JOHANNESBURG (AP) -- A South African who battled apartheid as a teen, then went on to lead global campaigns to end poverty and protect human rights took over Monday as the new international head of the environmental group Greenpeace.
Kumi Naidoo, Greenpeace International's new executive director, said climate change makes his new job a logical addition to his resume.
"If the whole planet is under threat ... what's the point of not addressing that and saying we'll do other development work?" he said in an exclusive interview with The Associated Press on Thursday.
Naidoo, 44, has fought for the rights of women and children, among the most vulnerable when droughts bring hunger or floods disrupt livelihoods. He has pushed to strengthen international cooperation and ensure the concerns of poor countries are heard when rich nations plan the future.
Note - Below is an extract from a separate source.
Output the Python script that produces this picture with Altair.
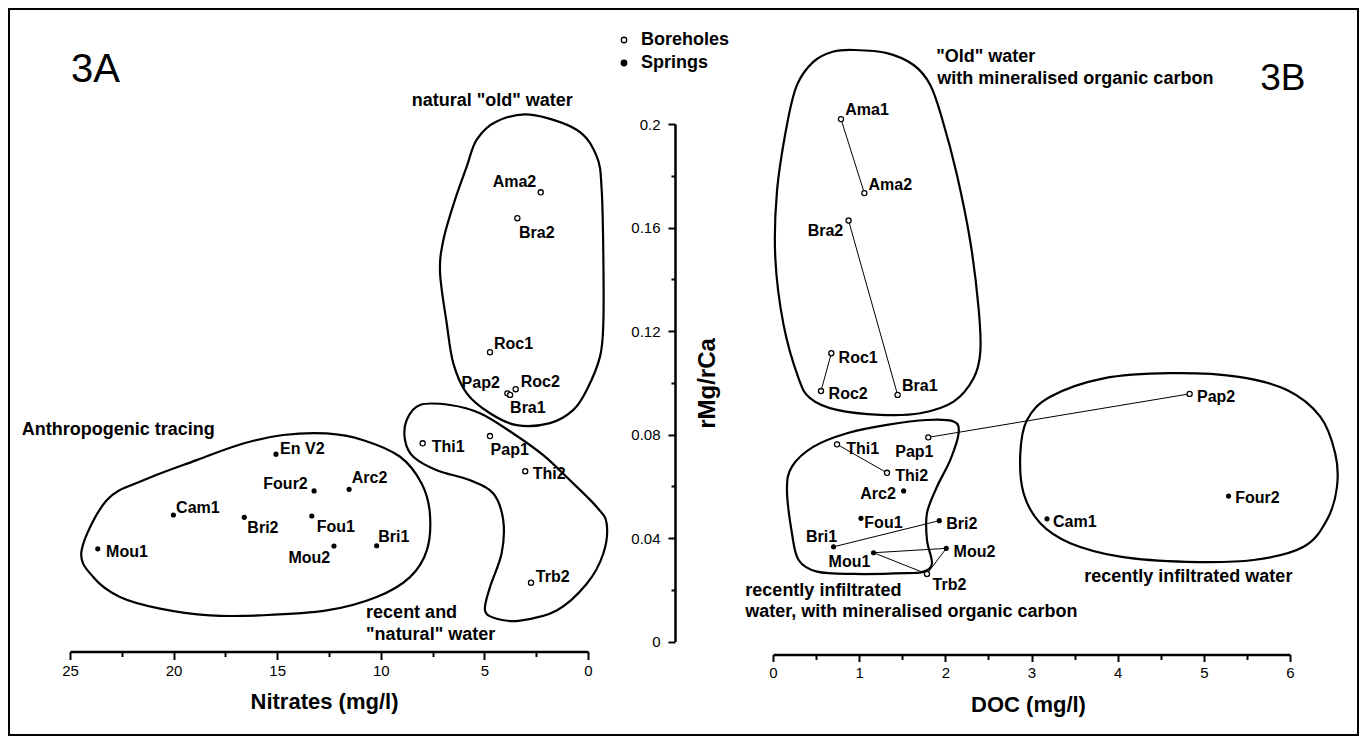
import altair as alt
import pandas as pd

FONT = "Liberation Sans"

# ---------------- data: panel 3A (Nitrates vs rMg/rCa) ----------------
a_names = ["Ama2", "Bra2", "Roc1", "Pap2", "Roc2", "Bra1", "Thi1", "Pap1", "Thi2", "Trb2",
           "Mou1", "Cam1", "En V2", "Four2", "Arc2", "Bri2", "Fou1", "Mou2", "Bri1"]
a_type = ["Boreholes"] * 10 + ["Springs"] * 9
a_nitrates = [2.28, 3.41, 4.73, 3.89, 3.49, 3.76, 7.98, 4.73, 3.03, 2.75,
              23.66, 20.01, 15.06, 13.22, 11.53, 16.59, 13.33, 12.26, 10.20]
a_ratio = [0.1736, 0.1636, 0.1118, 0.0959, 0.0975, 0.0953, 0.0766, 0.0794, 0.0658, 0.0227,
           0.0358, 0.0489, 0.0724, 0.0582, 0.0588, 0.0480, 0.0485, 0.0369, 0.0370]
# label anchors (data units)
a_lab_x = [4.60, 3.33, 4.54, 6.10, 3.25, 3.76, 7.54, 4.70, 2.67, 2.52,
           23.26, 19.88, 14.86, 15.67, 11.40, 16.44, 13.09, 14.46, 10.12]
a_lab_y = [0.1756, 0.1560, 0.1131, 0.0979, 0.0985, 0.0882, 0.0734, 0.0721, 0.0627, 0.0231,
           0.0328, 0.0496, 0.0725, 0.0588, 0.0612, 0.0418, 0.0424, 0.0302, 0.0386]

# enclosing outlines, panel 3A
old_a_x = [2.80, 0.55, -0.42, -0.66, -0.74, -0.74, -0.58, 0.06, 0.72, 1.83, 3.44, 4.73, 5.85,
           6.50, 6.82, 7.14, 6.98, 6.42, 5.85, 5.37, 4.41]
old_a_y = [0.2036, 0.1978, 0.1875, 0.1746, 0.1488, 0.1231, 0.1101, 0.0972, 0.0894, 0.0844,
           0.0836, 0.0882, 0.0959, 0.1075, 0.1230, 0.1425, 0.1552, 0.1707, 0.1836, 0.1940, 0.2010]
anthro_x = [24.44, 23.23, 21.46, 18.89, 16.64, 14.71, 12.61, 10.84, 9.07, 8.03, 7.63, 7.78,
            8.59, 10.20, 12.61, 15.83, 18.24, 20.66, 22.59, 23.88]
anthro_y = [0.0352, 0.0546, 0.0623, 0.0701, 0.0765, 0.0798, 0.0804, 0.0778, 0.0714, 0.0611,
            0.0494, 0.0352, 0.0249, 0.0172, 0.0120, 0.0101, 0.0101, 0.0127, 0.0172, 0.0249]
recent_x = [8.11, 8.75, 8.83, 8.43, 7.30, 5.69, 4.57, 4.09, 4.17, 4.73, 4.97, 4.41, 3.28, 1.51,
            0.06, -0.74, -0.90, -0.42, 0.87, 2.16, 3.61, 5.21, 6.66]
recent_y = [0.0914, 0.0856, 0.0778, 0.0714, 0.0662, 0.0623, 0.0572, 0.0468, 0.0340, 0.0210,
            0.0120, 0.0088, 0.0081, 0.0120, 0.0223, 0.0340, 0.0456, 0.0520, 0.0623, 0.0720,
            0.0804, 0.0882, 0.0914]

a_notes = ["natural \"old\" water", "Anthropogenic tracing", "recent and", "\"natural\" water"]
a_notes_x = [8.51, 27.33, 10.71, 10.71]
a_notes_y = [0.2070, 0.0797, 0.0091, 0.0006]
a_panel = ["3A"]
a_panel_x = [24.95]
a_panel_y = [0.2163]

# ---------------- data: panel 3B (DOC vs rMg/rCa) ----------------
b_names = ["Ama1", "Ama2", "Bra2", "Roc1", "Roc2", "Bra1", "Pap1", "Pap2", "Thi1", "Thi2", "Trb2",
           "Arc2", "Fou1", "Bri2", "Bri1", "Mou1", "Mou2", "Four2", "Cam1"]
b_type = ["Boreholes"] * 11 + ["Springs"] * 8
b_doc = [0.789, 1.060, 0.877, 0.677, 0.557, 1.446, 1.802, 4.835, 0.743, 1.323, 1.787,
         1.516, 1.021, 1.930, 0.703, 1.167, 2.011, 5.287, 3.180]
b_ratio = [0.2019, 0.1733, 0.1627, 0.1114, 0.0968, 0.0953, 0.0789, 0.0957, 0.0762, 0.0652, 0.0261,
           0.0582, 0.0476, 0.0467, 0.0366, 0.0343, 0.0360, 0.0562, 0.0474]
b_lab_x = [0.839, 1.109, 0.402, 0.761, 0.645, 1.497, 1.419, 4.921, 0.851, 1.419, 1.852,
           1.013, 1.060, 2.011, 0.383, 0.645, 2.096, 5.365, 3.249]
b_lab_y = [0.2035, 0.1745, 0.1569, 0.1078, 0.0937, 0.0969, 0.0714, 0.0925, 0.0725, 0.0620, 0.0199,
           0.0550, 0.0438, 0.0434, 0.0386, 0.0289, 0.0328, 0.0534, 0.0444]
b_links_from = ["Ama1", "Bra2", "Roc1", "Pap1", "Thi1", "Bri1", "Mou1", "Mou1", "Trb2"]
b_links_to = ["Ama2", "Bra1", "Roc2", "Pap2", "Thi2", "Bri2", "Mou2", "Trb2", "Mou2"]

old_b_x = [0.935, 1.323, 1.632, 1.825, 1.961, 2.135, 2.290, 2.386, 2.406, 2.328, 2.096, 1.709,
           1.245, 0.743, 0.433, 0.297, 0.123, 0.027, 0.046, 0.162, 0.279, 0.471, 0.703]
old_b_y = [0.2286, 0.2274, 0.2228, 0.2151, 0.2022, 0.1803, 0.1545, 0.1288, 0.1120, 0.1017,
           0.0927, 0.0882, 0.0876, 0.0895, 0.0940, 0.1017, 0.1223, 0.1481, 0.1739, 0.1997,
           0.2151, 0.2241, 0.2280]
moc_x = [2.096, 2.154, 2.058, 1.903, 1.787, 1.787, 1.845, 1.748, 1.555, 0.935, 0.511, 0.297,
         0.220, 0.162, 0.220, 0.471, 0.859, 1.323, 1.787]
moc_y = [0.0850, 0.0805, 0.0702, 0.0598, 0.0496, 0.0392, 0.0302, 0.0270, 0.0264, 0.0261, 0.0270,
         0.0315, 0.0418, 0.0586, 0.0676, 0.0753, 0.0805, 0.0837, 0.0856]
recb_x = [4.611, 5.385, 5.965, 6.351, 6.525, 6.545, 6.429, 6.158, 5.577, 4.804, 4.030, 3.450,
          3.102, 2.908, 2.870, 2.948, 3.218, 3.837]
recb_y = [0.1037, 0.1024, 0.0972, 0.0869, 0.0727, 0.0598, 0.0470, 0.0366, 0.0315, 0.0308,
          0.0328, 0.0380, 0.0457, 0.0573, 0.0727, 0.0856, 0.0946, 0.1017]

b_notes = ["\"Old\" water", "with mineralised organic carbon", "recently infiltrated",
           "water, with mineralised organic carbon", "recently infiltrated water"]
b_notes_x = [1.895, 1.907, -0.321, -0.321, 3.613]
b_notes_y = [0.2239, 0.2154, 0.0176, 0.0096, 0.0231]
b_panel = ["3B"]
b_panel_x = [5.655]
b_panel_y = [0.2132]

# ticks
nitrate_ticks = [0, 2.5, 5, 7.5, 10, 12.5, 15, 17.5, 20, 22.5, 25]
doc_ticks = [0, 0.5, 1, 1.5, 2, 2.5, 3, 3.5, 4, 4.5, 5, 5.5, 6]
ratio_ticks = [0, 0.02, 0.04, 0.06, 0.08, 0.1, 0.12, 0.14, 0.16, 0.18, 0.2]

# ---------------- tables ----------------
df_a = pd.DataFrame({"name": a_names, "type": a_type, "x": a_nitrates, "y": a_ratio,
                     "lx": a_lab_x, "ly": a_lab_y})
df_b = pd.DataFrame({"name": b_names, "type": b_type, "x": b_doc, "y": b_ratio,
                     "lx": b_lab_x, "ly": b_lab_y})


def outline(xs, ys, name):
    return pd.DataFrame({"x": xs, "y": ys, "blob": name, "order": list(range(len(xs)))})


blobs_a = pd.concat([outline(old_a_x, old_a_y, "old"), outline(anthro_x, anthro_y, "anthro"),
                     outline(recent_x, recent_y, "recent")])
blobs_b = pd.concat([outline(old_b_x, old_b_y, "old"), outline(moc_x, moc_y, "moc"),
                     outline(recb_x, recb_y, "rec")])

pos_b = {n: (x, y) for n, x, y in zip(b_names, b_doc, b_ratio)}
links_b = pd.DataFrame({
    "x1": [pos_b[f][0] for f in b_links_from], "y1": [pos_b[f][1] for f in b_links_from],
    "x2": [pos_b[t][0] for t in b_links_to], "y2": [pos_b[t][1] for t in b_links_to],
})

notes_a = pd.DataFrame({"text": a_notes, "x": a_notes_x, "y": a_notes_y})
notes_b = pd.DataFrame({"text": b_notes, "x": b_notes_x, "y": b_notes_y})
panel_a = pd.DataFrame({"text": a_panel, "x": a_panel_x, "y": a_panel_y})
panel_b = pd.DataFrame({"text": b_panel, "x": b_panel_x, "y": b_panel_y})

# ---------------- scales & axes ----------------
sx_a = alt.Scale(domain=[0, 25], reverse=True, nice=False, zero=False)
sx_b = alt.Scale(domain=[0, 6], nice=False, zero=False)
sy = alt.Scale(domain=[0, 0.2], nice=False, zero=False)

common_axis = dict(grid=False, domainColor="black", tickColor="black", tickWidth=2,
                   labelFont=FONT, labelFontSize=15, labelColor="black", labelOverlap=False,
                   labelFlush=False, titleFont=FONT, titleFontWeight="bold", titleColor="black")

axis_xa = alt.Axis(values=nitrate_ticks,
                   labelExpr="datum.value % 5 === 0 ? format(datum.value, 'd') : ''",
                   title="Nitrates (mg/l)", offset=10, domainWidth=2.5,
                   tickSize={"condition": {"test": "datum.value % 5 === 0", "value": 8}, "value": 5},
                   labelPadding=4, titleFontSize=22, titleX=254, titleY=57,
                   titleBaseline="alphabetic", titleAlign="center", **common_axis)
axis_xb = alt.Axis(values=doc_ticks,
                   labelExpr="datum.value % 1 === 0 ? format(datum.value, 'd') : ''",
                   title="DOC (mg/l)", offset=13, domainWidth=2.5,
                   tickSize={"condition": {"test": "datum.value % 1 === 0", "value": 7}, "value": 5},
                   labelPadding=4, titleFontSize=22, titleX=255, titleY=57,
                   titleBaseline="alphabetic", titleAlign="center", **common_axis)
axis_y = alt.Axis(values=ratio_ticks,
                  labelExpr="round(datum.value * 100) % 4 === 0 ? format(datum.value, '.2~f') : ''",
                  orient="left", offset=98, domainWidth=2.5, title="rMg/rCa",
                  tickSize={"condition": {"test": "round(datum.value * 100) % 4 === 0", "value": 7},
                            "value": 4},
                  labelPadding=8, titleFontSize=24, titleAngle=270, titleX=39, titleY=259,
                  titleBaseline="alphabetic", titleAlign="center", **common_axis)


def XA(field):
    return alt.X(field, type="quantitative", scale=sx_a, axis=axis_xa)


def XB(field):
    return alt.X(field, type="quantitative", scale=sx_b, axis=axis_xb)


def YA(field):
    return alt.Y(field, type="quantitative", scale=sy, axis=None)


def YB(field):
    return alt.Y(field, type="quantitative", scale=sy, axis=axis_y)


def text_layer(df, X, Y, size, weight):
    return alt.Chart(df).mark_text(align="left", baseline="alphabetic", font=FONT,
                                   fontSize=size, fontWeight=weight, color="black").encode(
        x=X("x"), y=Y("y"), text="text:N")


# ---------------- panel 3A ----------------
frame = alt.Chart(alt.Data(values=[{"f": 1}])).mark_rect(
    fillOpacity=0, stroke="black", strokeWidth=2
).encode(x=alt.value(-61), x2=alt.value(1288), y=alt.value(-115), y2=alt.value(611))

outl_a = alt.Chart(blobs_a).mark_line(interpolate="cardinal-closed", color="black",
                                      strokeWidth=2.2).encode(
    x=XA("x"), y=YA("y"), detail="blob:N", order="order:Q")

pts_a = alt.Chart(df_a).mark_point(shape="circle", filled=True, stroke="black",
                                   strokeWidth=1.3, opacity=1).encode(
    x=XA("x"), y=YA("y"),
    fill=alt.condition("datum.type === 'Springs'", alt.value("black"), alt.value("white")),
    size=alt.condition("datum.type === 'Springs'", alt.value(15), alt.value(26)))

lab_a = alt.Chart(df_a).mark_text(align="left", baseline="alphabetic", font=FONT, fontSize=16,
                                  fontWeight="bold", color="black").encode(
    x=XA("lx"), y=YA("ly"), text="name:N")

left = alt.layer(frame, outl_a, pts_a, lab_a,
                 text_layer(notes_a, XA, YA, 18, "bold"),
                 text_layer(panel_a, XA, YA, 40, "normal")).properties(width=518, height=517.5)

# ---------------- panel 3B ----------------
outl_b = alt.Chart(blobs_b).mark_line(interpolate="cardinal-closed", color="black",
                                      strokeWidth=2.2).encode(
    x=XB("x"), y=YB("y"), detail="blob:N", order="order:Q")

links = alt.Chart(links_b).mark_rule(color="black", strokeWidth=1).encode(
    x=XB("x1"), y=YB("y1"), x2="x2:Q", y2="y2:Q")

pts_b = alt.Chart(df_b).mark_point(shape="circle", filled=True, stroke="black",
                                   strokeWidth=1.3, opacity=1).encode(
    x=XB("x"), y=YB("y"),
    fill=alt.Fill("type:N", scale=alt.Scale(domain=["Boreholes", "Springs"],
                                            range=["white", "black"]),
                  legend=alt.Legend(title=None, orient="none", legendX=545, legendY=-93,
                                    labelFont=FONT, labelFontSize=18, labelFontWeight="bold",
                                    labelColor="black", symbolType="circle", symbolSize=30,
                                    symbolStrokeColor="black", symbolStrokeWidth=1.3,
                                    labelOffset=8, rowPadding=5, padding=0)),
    size=alt.condition("datum.type === 'Springs'", alt.value(15), alt.value(26)))

lab_b = alt.Chart(df_b).mark_text(align="left", baseline="alphabetic", font=FONT, fontSize=16,
                                  fontWeight="bold", color="black").encode(
    x=XB("lx"), y=YB("ly"), text="name:N")

right = alt.layer(outl_b, links, pts_b, lab_b,
                  text_layer(notes_b, XB, YB, 18, "bold"),
                  text_layer(panel_b, XB, YB, 37, "normal")).properties(width=517, height=517.5)

chart = alt.hconcat(left, right, spacing=185, bounds="flush").properties(
    padding=0, background="white"
).configure_view(stroke=None)

chart.save("out.html", embed_options={"renderer": "svg", "actions": False})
Greenpeace will be there when negotiators sit down next month in Copenhagen to try to draft an agreement to cut the greenhouse gas emissions blamed for global warming.
"We either get it right and all of humanity comes out on the other side with a new world," Naidoo said of climate negotiations. "Or we get it wrong and all the world is going to sink."
World leaders said Sunday it was unrealistic to expect an international, legally binding agreement to emerge from Copenhagen, something for which Naidoo had hoped. Instead, the goal is a political framework, with a fully binding legal agreement left to a second meeting next year in Mexico City.
"Anything short of a binding treaty in Copenhagen must be read as a failure of leadership on the part of the political class," he said Monday. "We can't change the science. The science is clear. We have to change the politics. If we can't change the politics, then we have to put our energies into changing the politicians."
Gerd Leipold, whom Naidoo is replacing at Greenpeace, said his successor represents a watershed for the organization founded in the 1970s by Americans campaigning against U.S. nuclear tests. Naidoo is the first African to head Greenpeace, and the first to come from outside the organization, said Leipold, a German who once headed Greenpeace's nuclear disarmament campaign.
Poor nations, particularly in Africa, are expected to be hardest hit by climate change, though they have contributed little to the pollution that created the phenomenon. Naidoo is among those who argue that industrialized nations that got rich off dirty technology not only need to change their ways, but pay to help developing nations cope with the severe weather associated with climate change and to get access to clean energy to fuel their rise from poverty.
Naidoo took part in nationwide student protests against apartheid as a 15-year-old, and by 16 had been kicked out of school. He completed his high school studies at home and went on to earn a law degree in South Africa and, as a Rhodes scholar, an Oxford doctorate in political sociology.
Following Mandela's release in 1990 after 27 years in prison, Naidoo returned from Britain to work for the African National Congress and other anti-apartheid groups. After apartheid's end in 1994, his work ranged from campaigning against violence against women, promoting adult education and acting as spokesman for South Africa's Independent Electoral Commission.
In 2005, he was among the founders of the Global Call to Action Against Poverty. More recently, he has led the Global Campaign for Climate Action, which brings together environmental, aid and human rights groups, unions, scientists and others and has organized mass demonstrations around climate negotiations.
Naidoo said Greenpeace is committed to dialogue, but knows when to deploy headline-grabbing protest. The activist, who earlier this year went on a monthlong hunger strike to press for solutions to Zimbabwe's political and economic crises, said he learned during the fight against apartheid that it was important to be "strong in our voice and our actions.
"Governments, sadly, are unlikely to change as fast we need them to unless they are pushed," he said.